Q: Who is developing LibGeoDecomp?

A: LibGeoDecomp is a project of the Ste||ar Group, a joint initiative of researchers with scalable computing solutions. Main development is done at the Friedrich-Alexander-Universität Erlangen-Nürnberg (FAU), Germany. Project lead is Andreas Schäfer. We try to keep a current list of team members here.

Q: Isn't LibGeoDecomp just another software layer, which will ultimately make the software run slower?

A: It is a popular conception to view software as a stack of layers, where each layer functions by interacting with its surrounding layers -- and in turn adds overhead. LibGeoDecomp could be viewed as such a layer, which sits between the user's model and the runtime (e.g. MPI and/or CUDA). The assumption that this automatically adds overhead is wrong though. First of all, most of the integration of the model with the library happens at compile time, so no method call overheads or similar remain. Secondly, LibGeoDecomp's functionality is beyond simply wrapping certain interfaces and data structures. By inversion of control it is able to transform algorithms and data structures to achieve an optimal match between hard- and software. In most cases the result will be a code with a better performance than a native, but baseline manual implementation. See our publications for measurements.

Q: Stencil codes are a well studied subject. Your research is irrelevant. Or is it?

A: Yes, stencil codes are not a new topic.
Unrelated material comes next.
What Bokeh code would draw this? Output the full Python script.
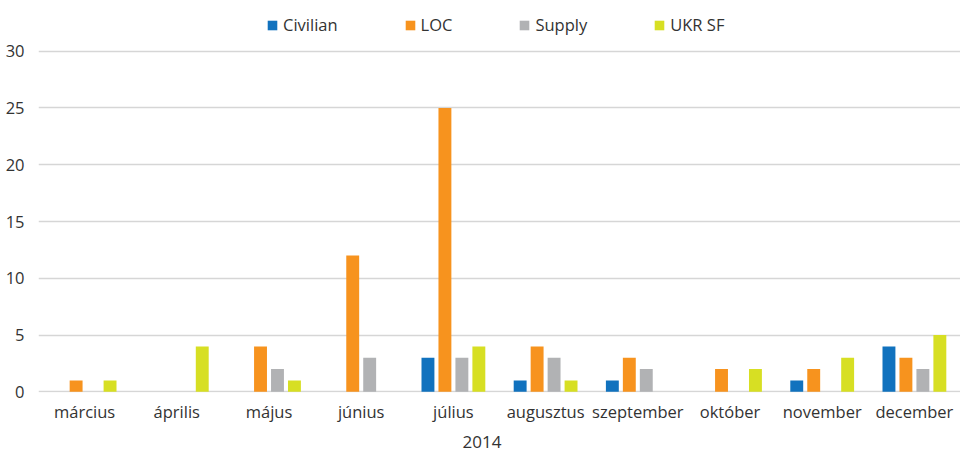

But that is the point, really. There are a lot of papers out there which follow the pattern We took stencil code FOO and did implement it with record breaking performance on architecture BAR, where FOO mostly refers to Jacobi or LBM while BAR will most likely be a GPU, or a large scale multi-core cluster. People write temporal and spatial blocking code, domain decompositions, parallel IO... they do this again and again. And why? Because there are currently few options for reusing implementations. This is why we believe that the time for a generic solution has come.

Besides: LibGeoDecomp is no longer just a stencil code library: we can do particle-in-cell, meshfree, n-body...

Q: Doesn't software XY already do what your code is aiming at?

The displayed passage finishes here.